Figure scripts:

>> start

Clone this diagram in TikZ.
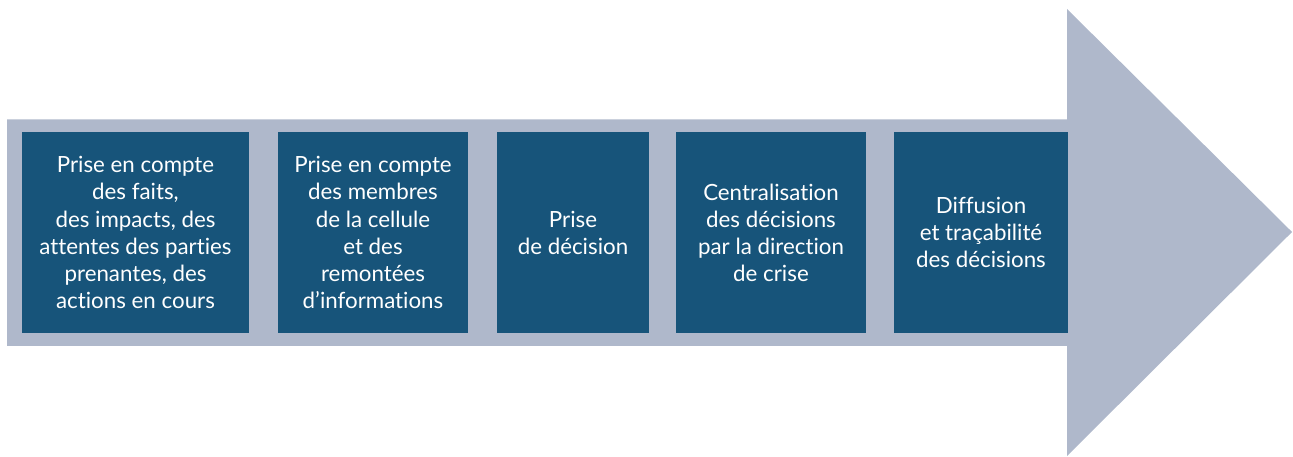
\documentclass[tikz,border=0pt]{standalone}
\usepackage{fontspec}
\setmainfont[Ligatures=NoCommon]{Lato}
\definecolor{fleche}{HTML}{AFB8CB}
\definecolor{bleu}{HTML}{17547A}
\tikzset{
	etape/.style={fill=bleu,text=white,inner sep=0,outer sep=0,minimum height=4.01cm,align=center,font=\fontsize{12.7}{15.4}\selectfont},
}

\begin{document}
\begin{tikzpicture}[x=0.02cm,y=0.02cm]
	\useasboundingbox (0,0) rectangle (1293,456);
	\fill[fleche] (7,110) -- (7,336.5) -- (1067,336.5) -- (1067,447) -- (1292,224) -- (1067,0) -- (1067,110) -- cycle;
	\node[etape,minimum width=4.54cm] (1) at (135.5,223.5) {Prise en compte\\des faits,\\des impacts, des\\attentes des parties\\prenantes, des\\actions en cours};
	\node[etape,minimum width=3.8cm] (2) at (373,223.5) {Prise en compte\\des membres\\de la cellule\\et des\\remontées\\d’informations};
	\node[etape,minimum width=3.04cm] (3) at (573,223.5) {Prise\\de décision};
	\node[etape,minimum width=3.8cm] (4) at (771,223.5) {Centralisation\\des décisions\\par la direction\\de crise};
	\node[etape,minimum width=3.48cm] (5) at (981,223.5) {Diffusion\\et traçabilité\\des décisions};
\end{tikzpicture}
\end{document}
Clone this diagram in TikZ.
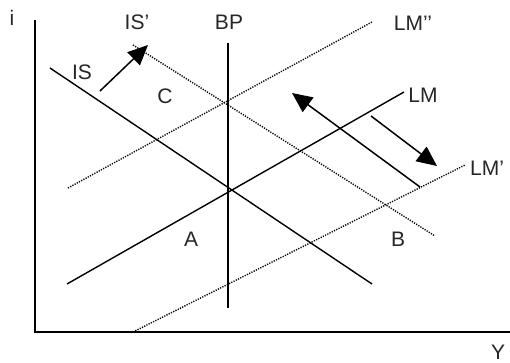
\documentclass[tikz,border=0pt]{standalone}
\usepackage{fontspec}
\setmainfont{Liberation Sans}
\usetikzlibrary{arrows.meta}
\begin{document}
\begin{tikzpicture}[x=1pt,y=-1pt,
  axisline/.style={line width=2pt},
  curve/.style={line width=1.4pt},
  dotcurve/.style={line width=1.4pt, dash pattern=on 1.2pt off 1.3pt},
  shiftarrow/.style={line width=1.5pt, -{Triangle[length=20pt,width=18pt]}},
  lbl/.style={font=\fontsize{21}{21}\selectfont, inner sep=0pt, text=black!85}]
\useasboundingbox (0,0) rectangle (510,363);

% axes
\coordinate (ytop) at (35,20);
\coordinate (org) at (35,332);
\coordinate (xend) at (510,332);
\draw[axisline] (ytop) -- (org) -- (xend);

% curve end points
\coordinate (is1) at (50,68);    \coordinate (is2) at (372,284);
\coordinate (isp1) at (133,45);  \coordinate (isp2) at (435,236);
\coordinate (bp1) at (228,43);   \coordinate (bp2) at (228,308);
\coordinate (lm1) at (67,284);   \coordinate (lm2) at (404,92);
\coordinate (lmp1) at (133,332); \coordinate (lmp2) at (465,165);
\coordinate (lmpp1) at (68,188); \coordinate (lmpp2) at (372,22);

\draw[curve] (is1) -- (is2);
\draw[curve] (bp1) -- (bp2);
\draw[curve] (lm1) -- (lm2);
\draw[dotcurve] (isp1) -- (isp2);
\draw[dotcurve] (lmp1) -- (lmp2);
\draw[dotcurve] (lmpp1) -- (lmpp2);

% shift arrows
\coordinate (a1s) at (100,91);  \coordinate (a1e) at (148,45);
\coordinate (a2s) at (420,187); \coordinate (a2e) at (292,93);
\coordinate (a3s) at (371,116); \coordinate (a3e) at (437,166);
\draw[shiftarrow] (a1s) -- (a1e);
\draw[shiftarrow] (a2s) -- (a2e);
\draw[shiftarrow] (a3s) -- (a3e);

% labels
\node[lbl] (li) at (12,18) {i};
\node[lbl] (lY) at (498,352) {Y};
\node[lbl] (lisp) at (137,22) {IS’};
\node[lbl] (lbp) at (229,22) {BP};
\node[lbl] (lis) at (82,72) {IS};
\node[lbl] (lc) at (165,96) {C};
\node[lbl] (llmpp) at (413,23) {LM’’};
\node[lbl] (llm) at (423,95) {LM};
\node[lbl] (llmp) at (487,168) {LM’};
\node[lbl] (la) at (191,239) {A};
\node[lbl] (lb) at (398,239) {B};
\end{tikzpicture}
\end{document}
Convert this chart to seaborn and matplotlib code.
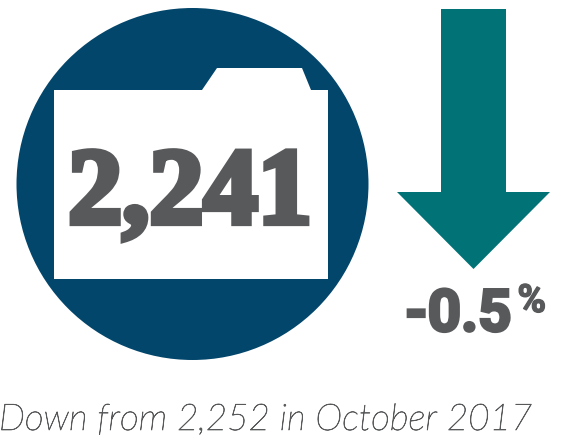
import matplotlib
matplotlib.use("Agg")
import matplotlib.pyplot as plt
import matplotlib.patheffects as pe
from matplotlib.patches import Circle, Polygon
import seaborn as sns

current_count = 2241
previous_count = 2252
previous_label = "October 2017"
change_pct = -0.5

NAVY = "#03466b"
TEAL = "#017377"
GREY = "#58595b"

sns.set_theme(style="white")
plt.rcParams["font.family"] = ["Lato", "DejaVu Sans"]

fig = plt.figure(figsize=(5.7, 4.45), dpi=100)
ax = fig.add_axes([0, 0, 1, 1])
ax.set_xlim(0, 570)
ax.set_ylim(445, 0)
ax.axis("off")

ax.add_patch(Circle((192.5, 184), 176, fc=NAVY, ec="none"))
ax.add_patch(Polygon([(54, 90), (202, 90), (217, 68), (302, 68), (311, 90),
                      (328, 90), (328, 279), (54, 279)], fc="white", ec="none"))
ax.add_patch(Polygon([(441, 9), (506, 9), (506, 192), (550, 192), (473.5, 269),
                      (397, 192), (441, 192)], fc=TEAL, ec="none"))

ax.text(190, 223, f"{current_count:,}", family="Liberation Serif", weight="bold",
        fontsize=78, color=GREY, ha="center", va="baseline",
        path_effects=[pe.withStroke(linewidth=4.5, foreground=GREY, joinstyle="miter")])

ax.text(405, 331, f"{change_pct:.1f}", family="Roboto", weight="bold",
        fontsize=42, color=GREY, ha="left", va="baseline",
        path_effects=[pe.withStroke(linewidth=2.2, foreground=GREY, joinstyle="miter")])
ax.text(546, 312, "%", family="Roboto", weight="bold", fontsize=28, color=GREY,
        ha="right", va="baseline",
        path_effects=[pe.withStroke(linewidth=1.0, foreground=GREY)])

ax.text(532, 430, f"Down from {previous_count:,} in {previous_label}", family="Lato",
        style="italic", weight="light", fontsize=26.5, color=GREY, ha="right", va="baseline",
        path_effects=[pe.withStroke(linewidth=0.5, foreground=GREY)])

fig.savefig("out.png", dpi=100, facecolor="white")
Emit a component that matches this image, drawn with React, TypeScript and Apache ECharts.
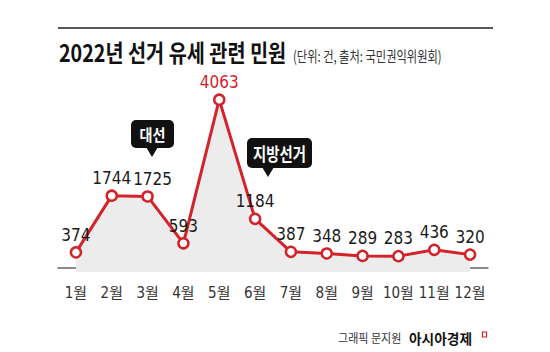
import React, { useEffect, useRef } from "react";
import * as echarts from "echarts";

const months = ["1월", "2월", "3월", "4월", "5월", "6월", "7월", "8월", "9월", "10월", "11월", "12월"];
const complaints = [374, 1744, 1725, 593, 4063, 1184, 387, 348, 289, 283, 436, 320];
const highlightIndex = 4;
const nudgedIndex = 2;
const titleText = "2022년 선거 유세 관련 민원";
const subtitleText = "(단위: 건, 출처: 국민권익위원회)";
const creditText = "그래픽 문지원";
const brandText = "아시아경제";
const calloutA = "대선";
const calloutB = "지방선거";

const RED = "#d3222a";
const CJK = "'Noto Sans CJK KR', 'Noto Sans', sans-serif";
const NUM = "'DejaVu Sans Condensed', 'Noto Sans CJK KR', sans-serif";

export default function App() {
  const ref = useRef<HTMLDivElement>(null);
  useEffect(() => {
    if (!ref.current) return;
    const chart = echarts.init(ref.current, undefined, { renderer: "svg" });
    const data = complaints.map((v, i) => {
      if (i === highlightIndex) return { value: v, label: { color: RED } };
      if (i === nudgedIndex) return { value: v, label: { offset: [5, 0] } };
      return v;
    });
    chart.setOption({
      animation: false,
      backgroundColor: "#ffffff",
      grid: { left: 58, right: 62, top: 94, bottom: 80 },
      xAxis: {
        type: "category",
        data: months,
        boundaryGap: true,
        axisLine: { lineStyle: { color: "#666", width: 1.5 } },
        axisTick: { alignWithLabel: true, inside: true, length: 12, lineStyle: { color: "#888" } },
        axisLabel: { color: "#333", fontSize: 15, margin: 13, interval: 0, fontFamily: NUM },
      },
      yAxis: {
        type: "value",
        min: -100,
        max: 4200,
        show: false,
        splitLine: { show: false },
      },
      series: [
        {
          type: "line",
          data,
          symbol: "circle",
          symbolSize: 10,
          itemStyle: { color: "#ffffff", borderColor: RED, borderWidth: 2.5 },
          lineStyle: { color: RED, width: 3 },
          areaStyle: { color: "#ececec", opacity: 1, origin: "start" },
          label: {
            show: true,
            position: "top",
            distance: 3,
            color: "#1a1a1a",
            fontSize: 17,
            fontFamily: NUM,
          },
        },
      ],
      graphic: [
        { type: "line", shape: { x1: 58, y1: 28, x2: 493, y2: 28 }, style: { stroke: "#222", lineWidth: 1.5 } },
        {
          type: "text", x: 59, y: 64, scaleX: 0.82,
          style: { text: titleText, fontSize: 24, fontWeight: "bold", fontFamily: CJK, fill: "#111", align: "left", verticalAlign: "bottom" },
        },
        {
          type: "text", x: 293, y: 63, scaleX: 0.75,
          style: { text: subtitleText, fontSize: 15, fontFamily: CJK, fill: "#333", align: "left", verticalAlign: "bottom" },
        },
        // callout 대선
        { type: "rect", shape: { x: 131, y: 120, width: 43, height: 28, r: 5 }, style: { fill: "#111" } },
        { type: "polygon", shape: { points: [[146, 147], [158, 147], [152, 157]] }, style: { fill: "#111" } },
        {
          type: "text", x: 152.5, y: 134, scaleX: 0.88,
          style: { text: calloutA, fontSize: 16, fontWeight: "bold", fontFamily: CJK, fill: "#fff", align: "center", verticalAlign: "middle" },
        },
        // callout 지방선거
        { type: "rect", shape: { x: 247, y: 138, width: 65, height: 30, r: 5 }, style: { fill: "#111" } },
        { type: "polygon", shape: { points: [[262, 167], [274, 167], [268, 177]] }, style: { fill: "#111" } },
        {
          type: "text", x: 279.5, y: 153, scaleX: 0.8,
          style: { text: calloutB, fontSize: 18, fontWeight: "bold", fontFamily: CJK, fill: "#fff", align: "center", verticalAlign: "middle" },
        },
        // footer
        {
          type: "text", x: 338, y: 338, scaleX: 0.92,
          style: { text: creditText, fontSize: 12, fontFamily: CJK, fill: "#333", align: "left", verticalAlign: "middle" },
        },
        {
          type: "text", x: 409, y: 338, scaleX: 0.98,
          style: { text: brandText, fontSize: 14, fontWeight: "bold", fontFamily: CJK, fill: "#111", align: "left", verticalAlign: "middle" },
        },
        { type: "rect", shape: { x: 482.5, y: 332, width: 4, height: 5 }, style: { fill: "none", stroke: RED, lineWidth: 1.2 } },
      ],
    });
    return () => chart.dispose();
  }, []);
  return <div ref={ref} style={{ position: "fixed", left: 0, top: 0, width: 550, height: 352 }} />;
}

>> end

_Task objective:_ Above are some records; extract exactly the lines from the one containing "Emit a component" through the one containing "import * as" and drop the pictures.

_Full output:_
Emit a component that matches this image, drawn with React, TypeScript and Apache ECharts.
import React, { useEffect, useRef } from "react";
import * as echarts from "echarts";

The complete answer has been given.